After several revisions - including several PCB layouts that were restarted from scratch - I've learned a lot about using KiCad.  I don't know for sure it's all going to work, but I feel confident enough to make the first revision of my board. If it comes back and the board doesn't work, I'll have new lessons to learn. Or if it does, I celebrate!

Off to OSH park!

They have a very KiCad-friendly pipeline that accepts the PCB data file directly, no file conversion or data export necessary. I was worried about file format compatibility since I am running the latest nightly build and OSH Park only officially supports the most recent stable build. Some people have reported issues, but in my case it seemed to have gone through successfully.
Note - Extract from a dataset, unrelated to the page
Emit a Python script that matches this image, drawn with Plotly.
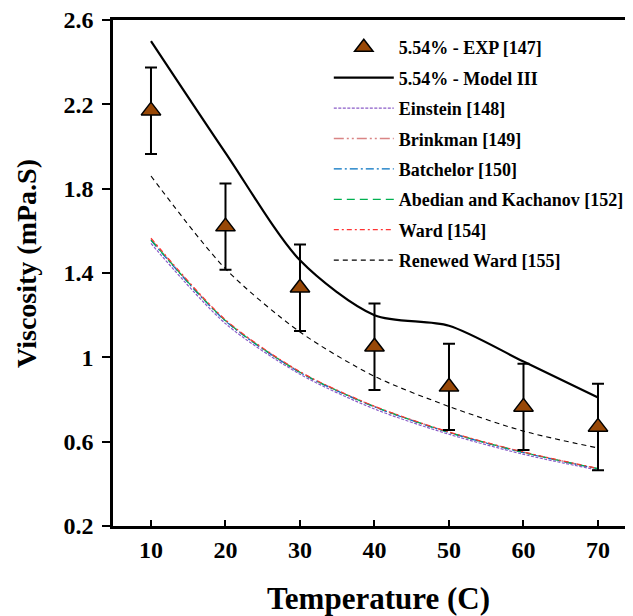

The OSH Park verification screen is a great confidence builder. They took my file and generated these images for me to look over. This is awesome! I can clearly tell that it is my design and it generally looks fine. The resolution is a little lower than I would have liked. It is starting to be difficult to make out individual traces on my board, it would obviously be impossible to do so on a large complex board. But I assume detailed checks are not the point, we just need to verify we haven't uploaded the wrong board and that nothing's fundamentally broken in OSH Park's interpretation of it.

OSH Park Verify

Upon checkout I was surprised that two Teensy boards were available as add-ons to my purchase. I don't know why the circuit board fabrication shop is selling their own edition of the Teensy board, but since I had been thinking about buying one to play with anyway, it was an easy impulse buy to add a Teensy LC to the basket.

And now I wait. The board should arrive in two weeks and I won't know what I need to fix in KiCad until I get the board and put it to (in)action. This puts a hold on the PIC micro controller hardware side of the project, and I can turn my attention to something else for a while.

(The work described in this blog post are publicly available on Github.)